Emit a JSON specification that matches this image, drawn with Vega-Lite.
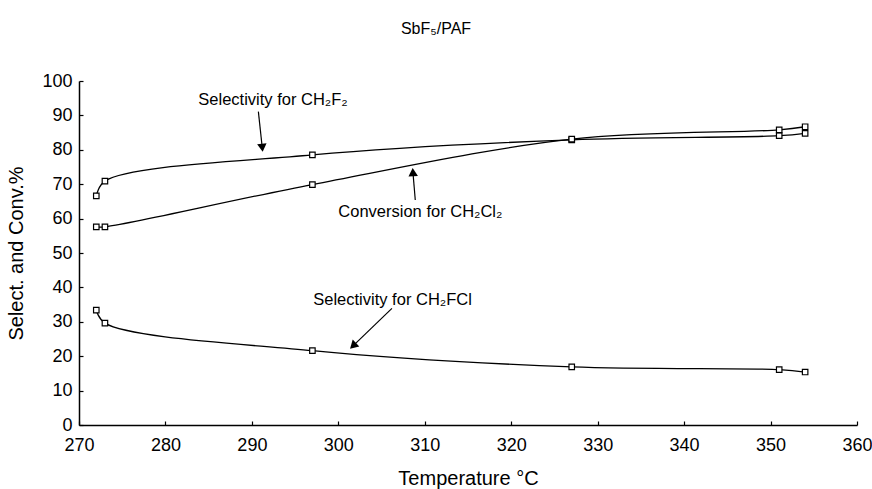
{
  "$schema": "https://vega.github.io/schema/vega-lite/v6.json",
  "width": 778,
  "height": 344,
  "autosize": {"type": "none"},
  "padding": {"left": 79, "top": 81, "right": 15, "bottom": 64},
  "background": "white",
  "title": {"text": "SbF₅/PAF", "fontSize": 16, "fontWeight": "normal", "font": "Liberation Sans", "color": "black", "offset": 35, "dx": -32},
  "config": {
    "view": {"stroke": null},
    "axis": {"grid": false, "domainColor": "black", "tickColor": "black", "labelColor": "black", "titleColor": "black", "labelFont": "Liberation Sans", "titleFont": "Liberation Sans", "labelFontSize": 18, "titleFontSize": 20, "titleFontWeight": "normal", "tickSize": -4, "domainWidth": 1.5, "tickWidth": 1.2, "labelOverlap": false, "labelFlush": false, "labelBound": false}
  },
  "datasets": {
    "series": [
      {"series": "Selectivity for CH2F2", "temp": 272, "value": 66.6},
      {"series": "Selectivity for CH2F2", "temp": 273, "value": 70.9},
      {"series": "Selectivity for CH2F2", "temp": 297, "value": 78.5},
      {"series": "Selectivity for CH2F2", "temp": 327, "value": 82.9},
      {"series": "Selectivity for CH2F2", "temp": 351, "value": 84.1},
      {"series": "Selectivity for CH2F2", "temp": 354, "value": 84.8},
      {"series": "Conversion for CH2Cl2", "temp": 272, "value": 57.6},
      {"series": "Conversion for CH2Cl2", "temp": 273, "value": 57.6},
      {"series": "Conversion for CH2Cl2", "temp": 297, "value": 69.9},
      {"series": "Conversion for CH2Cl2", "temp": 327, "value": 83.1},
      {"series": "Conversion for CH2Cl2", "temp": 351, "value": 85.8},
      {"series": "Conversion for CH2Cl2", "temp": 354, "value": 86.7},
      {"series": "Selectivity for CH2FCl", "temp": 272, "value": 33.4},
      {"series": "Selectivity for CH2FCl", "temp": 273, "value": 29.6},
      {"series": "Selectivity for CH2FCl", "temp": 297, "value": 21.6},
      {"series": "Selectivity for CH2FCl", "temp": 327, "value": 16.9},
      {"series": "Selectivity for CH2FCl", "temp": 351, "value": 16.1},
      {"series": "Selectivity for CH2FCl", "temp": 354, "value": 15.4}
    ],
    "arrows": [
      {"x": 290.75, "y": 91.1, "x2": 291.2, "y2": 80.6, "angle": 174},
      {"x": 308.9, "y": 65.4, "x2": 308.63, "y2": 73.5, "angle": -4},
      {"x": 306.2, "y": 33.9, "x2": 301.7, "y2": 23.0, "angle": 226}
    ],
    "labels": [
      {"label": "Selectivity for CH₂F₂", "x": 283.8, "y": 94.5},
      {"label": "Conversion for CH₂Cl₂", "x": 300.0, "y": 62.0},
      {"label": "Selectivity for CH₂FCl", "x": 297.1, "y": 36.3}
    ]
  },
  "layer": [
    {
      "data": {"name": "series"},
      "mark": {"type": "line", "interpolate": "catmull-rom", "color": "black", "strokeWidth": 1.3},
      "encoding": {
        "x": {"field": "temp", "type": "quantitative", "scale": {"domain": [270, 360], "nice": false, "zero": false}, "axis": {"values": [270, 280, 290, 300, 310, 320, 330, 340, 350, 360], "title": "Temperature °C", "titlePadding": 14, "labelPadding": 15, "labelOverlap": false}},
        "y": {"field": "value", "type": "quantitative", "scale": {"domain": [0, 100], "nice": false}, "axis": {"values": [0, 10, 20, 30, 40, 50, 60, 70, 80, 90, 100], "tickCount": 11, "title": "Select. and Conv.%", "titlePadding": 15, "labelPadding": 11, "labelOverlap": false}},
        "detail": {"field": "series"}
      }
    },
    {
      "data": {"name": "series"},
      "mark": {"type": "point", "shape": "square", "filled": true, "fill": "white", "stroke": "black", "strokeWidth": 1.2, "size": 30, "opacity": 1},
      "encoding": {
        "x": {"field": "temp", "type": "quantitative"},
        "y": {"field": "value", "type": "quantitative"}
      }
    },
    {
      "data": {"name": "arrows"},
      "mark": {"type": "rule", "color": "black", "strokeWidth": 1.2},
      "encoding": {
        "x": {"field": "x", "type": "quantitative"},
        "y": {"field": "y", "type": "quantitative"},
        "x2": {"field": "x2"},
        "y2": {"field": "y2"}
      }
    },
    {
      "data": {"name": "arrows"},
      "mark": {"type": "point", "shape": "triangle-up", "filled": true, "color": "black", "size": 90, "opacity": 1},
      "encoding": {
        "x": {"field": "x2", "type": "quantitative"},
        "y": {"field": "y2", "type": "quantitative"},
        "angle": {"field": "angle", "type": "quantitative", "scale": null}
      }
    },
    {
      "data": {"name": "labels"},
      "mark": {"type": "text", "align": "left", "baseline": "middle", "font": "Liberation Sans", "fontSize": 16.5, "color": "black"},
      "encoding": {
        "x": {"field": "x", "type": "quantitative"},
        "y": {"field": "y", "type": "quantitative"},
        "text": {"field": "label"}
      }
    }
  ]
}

++++++++++++++++++++

Repeat verbatim all the material, but not the pictures.

Emit a JSON specification that matches this image, drawn with Vega-Lite.
{
  "$schema": "https://vega.github.io/schema/vega-lite/v6.json",
  "width": 778,
  "height": 344,
  "autosize": {"type": "none"},
  "padding": {"left": 79, "top": 81, "right": 15, "bottom": 64},
  "background": "white",
  "title": {"text": "SbF₅/PAF", "fontSize": 16, "fontWeight": "normal", "font": "Liberation Sans", "color": "black", "offset": 35, "dx": -32},
  "config": {
    "view": {"stroke": null},
    "axis": {"grid": false, "domainColor": "black", "tickColor": "black", "labelColor": "black", "titleColor": "black", "labelFont": "Liberation Sans", "titleFont": "Liberation Sans", "labelFontSize": 18, "titleFontSize": 20, "titleFontWeight": "normal", "tickSize": -4, "domainWidth": 1.5, "tickWidth": 1.2, "labelOverlap": false, "labelFlush": false, "labelBound": false}
  },
  "datasets": {
    "series": [
      {"series": "Selectivity for CH2F2", "temp": 272, "value": 66.6},
      {"series": "Selectivity for CH2F2", "temp": 273, "value": 70.9},
      {"series": "Selectivity for CH2F2", "temp": 297, "value": 78.5},
      {"series": "Selectivity for CH2F2", "temp": 327, "value": 82.9},
      {"series": "Selectivity for CH2F2", "temp": 351, "value": 84.1},
      {"series": "Selectivity for CH2F2", "temp": 354, "value": 84.8},
      {"series": "Conversion for CH2Cl2", "temp": 272, "value": 57.6},
      {"series": "Conversion for CH2Cl2", "temp": 273, "value": 57.6},
      {"series": "Conversion for CH2Cl2", "temp": 297, "value": 69.9},
      {"series": "Conversion for CH2Cl2", "temp": 327, "value": 83.1},
      {"series": "Conversion for CH2Cl2", "temp": 351, "value": 85.8},
      {"series": "Conversion for CH2Cl2", "temp": 354, "value": 86.7},
      {"series": "Selectivity for CH2FCl", "temp": 272, "value": 33.4},
      {"series": "Selectivity for CH2FCl", "temp": 273, "value": 29.6},
      {"series": "Selectivity for CH2FCl", "temp": 297, "value": 21.6},
      {"series": "Selectivity for CH2FCl", "temp": 327, "value": 16.9},
      {"series": "Selectivity for CH2FCl", "temp": 351, "value": 16.1},
      {"series": "Selectivity for CH2FCl", "temp": 354, "value": 15.4}
    ],
    "arrows": [
      {"x": 290.75, "y": 91.1, "x2": 291.2, "y2": 80.6, "angle": 174},
      {"x": 308.9, "y": 65.4, "x2": 308.63, "y2": 73.5, "angle": -4},
      {"x": 306.2, "y": 33.9, "x2": 301.7, "y2": 23.0, "angle": 226}
    ],
    "labels": [
      {"label": "Selectivity for CH₂F₂", "x": 283.8, "y": 94.5},
      {"label": "Conversion for CH₂Cl₂", "x": 300.0, "y": 62.0},
      {"label": "Selectivity for CH₂FCl", "x": 297.1, "y": 36.3}
    ]
  },
  "layer": [
    {
      "data": {"name": "series"},
      "mark": {"type": "line", "interpolate": "catmull-rom", "color": "black", "strokeWidth": 1.3},
      "encoding": {
        "x": {"field": "temp", "type": "quantitative", "scale": {"domain": [270, 360], "nice": false, "zero": false}, "axis": {"values": [270, 280, 290, 300, 310, 320, 330, 340, 350, 360], "title": "Temperature °C", "titlePadding": 14, "labelPadding": 15, "labelOverlap": false}},
        "y": {"field": "value", "type": "quantitative", "scale": {"domain": [0, 100], "nice": false}, "axis": {"values": [0, 10, 20, 30, 40, 50, 60, 70, 80, 90, 100], "tickCount": 11, "title": "Select. and Conv.%", "titlePadding": 15, "labelPadding": 11, "labelOverlap": false}},
        "detail": {"field": "series"}
      }
    },
    {
      "data": {"name": "series"},
      "mark": {"type": "point", "shape": "square", "filled": true, "fill": "white", "stroke": "black", "strokeWidth": 1.2, "size": 30, "opacity": 1},
      "encoding": {
        "x": {"field": "temp", "type": "quantitative"},
        "y": {"field": "value", "type": "quantitative"}
      }
    },
    {
      "data": {"name": "arrows"},
      "mark": {"type": "rule", "color": "black", "strokeWidth": 1.2},
      "encoding": {
        "x": {"field": "x", "type": "quantitative"},
        "y": {"field": "y", "type": "quantitative"},
        "x2": {"field": "x2"},
        "y2": {"field": "y2"}
      }
    },
    {
      "data": {"name": "arrows"},
      "mark": {"type": "point", "shape": "triangle-up", "filled": true, "color": "black", "size": 90, "opacity": 1},
      "encoding": {
        "x": {"field": "x2", "type": "quantitative"},
        "y": {"field": "y2", "type": "quantitative"},
        "angle": {"field": "angle", "type": "quantitative", "scale": null}
      }
    },
    {
      "data": {"name": "labels"},
      "mark": {"type": "text", "align": "left", "baseline": "middle", "font": "Liberation Sans", "fontSize": 16.5, "color": "black"},
      "encoding": {
        "x": {"field": "x", "type": "quantitative"},
        "y": {"field": "y", "type": "quantitative"},
        "text": {"field": "label"}
      }
    }
  ]
}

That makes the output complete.